Three Talking points: le trappole della ripartenza
I trappoloni post sosta della nazionale si sono presentati puntuali come i parenti che ti stanno sulle palle dopo il pranzo di Natale. Solo che stavolta sono stati evitati, a fatica ma evitati, in una giornata in cui tutto è andato come ci si poteva aspettare anche se, in qualche caso, lo ha fatto in maniera scoppiettante.

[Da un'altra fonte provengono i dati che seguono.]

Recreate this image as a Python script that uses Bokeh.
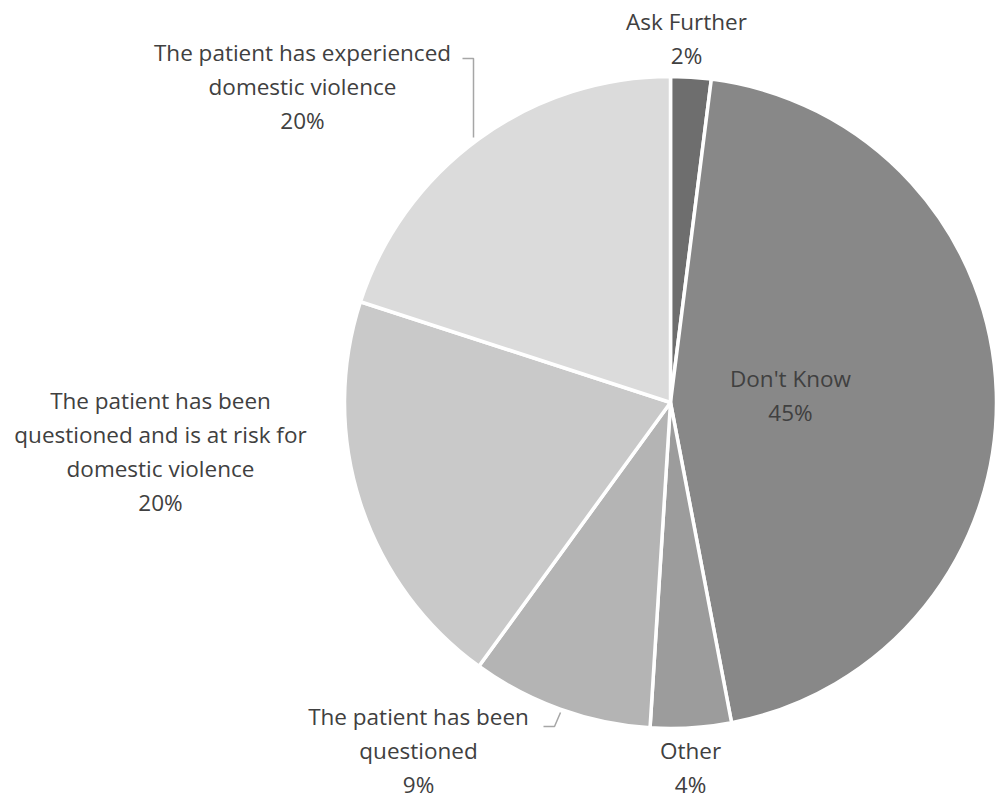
import math
from bokeh.plotting import figure
from bokeh.models import ColumnDataSource, Range1d
from bokeh.core.properties import value
from bokeh.embed import file_html
from bokeh.resources import INLINE

# Survey responses (percent), clockwise from 12 o'clock
categories = [
    "Ask Further",
    "Don't Know",
    "Other",
    "The patient has been questioned",
    "The patient has been questioned and is at risk for domestic violence",
    "The patient has experienced domestic violence",
]
percents = [2, 45, 4, 9, 20, 20]
pct_labels = ["2%", "45%", "4%", "9%", "20%", "20%"]
label_lines = [
    ["Ask Further"],
    ["Don't Know"],
    ["Other"],
    ["The patient has been", "questioned"],
    ["The patient has been", "questioned and is at risk for", "domestic violence"],
    ["The patient has experienced", "domestic violence"],
]
colors = ["#6e6e6e", "#888888", "#9c9c9c", "#b4b4b4", "#c9c9c9", "#dbdbdb"]

W, H = 999, 800
CX, CY, R = 670, 800 - 402, 326
FONT = "Open Sans"
TXT = "#404040"

total = float(sum(percents))
starts, ends = [], []
acc = 0.0
for v in percents:
    a0 = math.pi / 2 - 2 * math.pi * (acc + v) / total
    a1 = math.pi / 2 - 2 * math.pi * acc / total
    starts.append(a0)
    ends.append(a1)
    acc += v

src = ColumnDataSource(dict(cat=categories, pct=percents, start=starts, end=ends, color=colors))

p = figure(width=W, height=H, x_range=Range1d(0, W), y_range=Range1d(0, H),
           output_backend="svg", toolbar_location=None, min_border=0)
p.axis.visible = False
p.grid.visible = False
p.outline_line_color = None
p.background_fill_color = "white"

p.wedge(x=CX, y=CY, radius=R, start_angle="start", end_angle="end",
        fill_color="color", line_color="white", line_width=3.5, source=src)

# label anchor points (centre of the text block, first line y from top)
anchors = [
    (686, 21),
    (790, 378),
    (690, 750),
    (418, 716),
    (160, 400),
    (302, 52),
]
LH = 34
xs, ys, ts = [], [], []
for (ax, ay), lines, pl in zip(anchors, label_lines, pct_labels):
    for i, t in enumerate(lines + [pl]):
        xs.append(ax)
        ys.append(H - (ay + i * LH))
        ts.append(t)
p.text(x=xs, y=ys, text=ts, text_align="center", text_baseline="middle",
       text_font=value(FONT), text_font_size="22.5px", text_color=TXT)

# leader lines
p.line(x=[462, 473, 473], y=[H - 58, H - 58, H - 137], line_color="#a6a6a6", line_width=1.5)
p.line(x=[543, 554, 560], y=[H - 726, H - 726, H - 712], line_color="#a6a6a6", line_width=1.5)

open("out.html", "w").write(file_html(p, INLINE))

Meno scoppiettante è il solito ripresentarsi dei cori razzisti, che almeno ora vengono immediatamente contrastati dalle pubbliche prese di posizione delle società: quando si farà di tutto per cacciare certa gente dagli stadi sarà sempre troppo tardi. Ma dopo una settimana in cui, grazie a un folcloristico sostegno di gruppo da parte della nazionale turca, abbiamo incredibilmente scoperto che un dittatore sta portando avanti un massacro, magari grazie ad armi gentilmente e consapevolmente vendute da tutto l’occidente, Italia in primis, i cori di Marassi sembrano ordinaria amministrazione.
È un triste mondo malato.
1) il treno di testa continua la sua corsa.

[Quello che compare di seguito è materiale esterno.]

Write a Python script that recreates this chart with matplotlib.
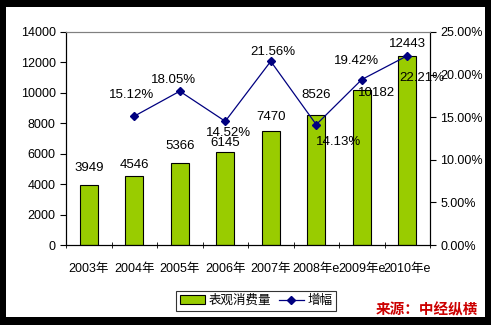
import matplotlib.pyplot as plt
from matplotlib.patches import Rectangle
from matplotlib.ticker import FuncFormatter

plt.rcParams['font.family'] = ['Liberation Sans', 'Noto Sans CJK SC', 'DejaVu Sans']

years = ['2003年', '2004年', '2005年', '2006年', '2007年', '2008年e', '2009年e', '2010年e']
consumption = [3949, 4546, 5366, 6145, 7470, 8526, 10182, 12443]
growth_years = years[1:]
growth = [15.12, 18.05, 14.52, 21.56, 14.13, 19.42, 22.21]

# hand placed label offsets in pixels (dx, dy), like the original
bar_offsets = [(0, 17), (0, 11), (0, 17), (0, 9), (0, 14), (0, 20), (15, -3), (0, 12)]
growth_offsets = [(-3, 21), (-6, 11), (3, -12), (2, 9), (22, -17), (-5, 19), (15, -22)]

fig = plt.figure(figsize=(4.91, 3.25), dpi=100)
fig.patch.set_facecolor('black')
fig.patches.append(Rectangle((6 / 491, 8 / 325), 479 / 491, 310 / 325,
                             transform=fig.transFigure, facecolor='white', edgecolor='none', zorder=-5))

ax = fig.add_axes([66 / 491, 80 / 325, 364 / 491, 213 / 325])
ax.set_zorder(1)
ax.patch.set_alpha(0)
x = list(range(len(years)))
ax.bar(x, consumption, width=0.4, color='#99CC00', edgecolor='black', linewidth=0.8,
       label='表观消费量', zorder=2)
for xi, v, (dx, dy) in zip(x, consumption, bar_offsets):
    ax.annotate(str(v), (xi, v), xytext=(dx, dy), textcoords='offset pixels',
                ha='center', va='center', fontsize=9.5)
ax.set_ylim(0, 14000)
ax.set_xlim(-0.5, len(years) - 0.5)
ax.set_yticks(range(0, 14001, 2000))
ax.set_xticks(x)
ax.set_xticklabels(years, fontsize=9)
ax.tick_params(axis='x', length=0, pad=13)
ax.set_xticks([i + 0.5 for i in range(-1, len(years))], minor=True)
ax.tick_params(axis='x', which='minor', length=4, direction='inout')
ax.tick_params(axis='y', labelsize=9, direction='out', length=4)
ax.spines['top'].set_color('#808080')

ax2 = ax.twinx()
ax2.set_zorder(2)
gx = [years.index(y) for y in growth_years]
ax2.plot(gx, growth, color='#000080', marker='D', markersize=4, linewidth=0.9,
         label='增幅', zorder=3)
for xi, v, (dx, dy) in zip(gx, growth, growth_offsets):
    ax2.annotate(f'{v:.2f}%', (xi, v), xytext=(dx, dy), textcoords='offset pixels',
                 ha='center', va='center', fontsize=9.5)
ax2.set_ylim(0, 25)
ax2.set_yticks(range(0, 26, 5))
ax2.yaxis.set_major_formatter(FuncFormatter(lambda v, p: f'{v:.2f}%'))
ax2.tick_params(axis='y', labelsize=9, direction='out', length=4)
ax2.spines['top'].set_color('#808080')

h1, l1 = ax.get_legend_handles_labels()
h2, l2 = ax2.get_legend_handles_labels()
leg = fig.legend(h1 + h2, l1 + l2, loc='center', bbox_to_anchor=(256 / 491, 1 - 301 / 325),
                 ncol=2, fontsize=9, frameon=True, fancybox=False, handlelength=2.0,
                 columnspacing=0.6, handletextpad=0.3, borderpad=0.3)
leg.get_frame().set_edgecolor('black')
leg.get_frame().set_linewidth(0.8)

fig.text(427 / 491, 1 - 309 / 325, '来源：中经纵横', color='#CC0000', fontsize=10.5,
         fontweight='bold', style='italic', ha='center', va='center',
         family=['Noto Sans CJK SC', 'DejaVu Sans'])

fig.savefig('out.png', dpi=100, facecolor=fig.get_facecolor())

Juve, Inter e Napoli vincono 3 partite da vincere, tutte meritatamente, tutte a fatica. I nerazzurri si smarriscono e rischiano di compromettere 70 minuti di dominio e un triplo vantaggio contro un Sassuolo che, a parte il merito di non mollare, si dimostra veramente poca roba. Idem il Napoli, senza il brivido finale ma con qualche fatica in più a sbloccare la partita. Chi finisce col vedersela brutta, in un finale molto allegriano, è la capolista, salvata da un grande Buffon e, come fai a sbagliarti, accusata di esser favorita dagli arbitri per un fallo di mano di De Ligt nel finale. Consigliato per tutti un ripasso delle nuove regole sul fallo di mano, tranne che per l’arbitro Irrati: a lui qualcuno dovrebbe ricordare che il calcio non prevede spallate tipo Rugby come quella che non vede prima del gol della vittoria di Pjanic.
2) Il (triste) ballo delle panchine: parte 1
Ranieri e Pioli strappano un punticino casalingo, buono per i doriani, per nulla per i rossoneri. Eppure la squadra milanese mostra incoraggianti segnali di ripresa, concretizzando meno di quanto prodotto e subendo un pari, sostanzialmente immeritato malgrado il Lecce abbia, ancora una volta, dimostrato di scendere in campo per giocarsi la partita.
Poi ovviamente dipende tutto dalle aspettative, che senza voler drammatizzare come fanno tanti, sono quelli di una squadra che può lottare per l’Europa League e, vista la scellerata partenza, nulla di più. Rimane da chiedersi se un mercato fatto di incognite e (non molti) soldi (finora) malspesi sia stata la scelta giusta per una rosa che aveva bisogno di certezze.
2) Il (triste) ballo delle panchine: parte 2
Se Sparta Blucerchiata piange, ultima a 4 punti e 4 gol segnati, l’Atene rossoblu non ride e, dopo la batosta di Parma, sceglie un nuovo allenatore al posto di Andreazzoli esonerato virtualmente 15 giorni fa e lasciato sulla panchina del Grifone solo perché tutte le alternative avevano detto no. In attesa di conoscere lo sventurato e raccomandando ad Andreazzoli di non cambiare numero di cellulare almeno fino a Natale, rimane da chiedersi quando la finiremo con certi siparietti come quelli dei presidenti delle due Genovesi, che nascondono dietro atteggiamenti pubblici a dir poco folcloristici una gestione societaria piena zeppa di ombre.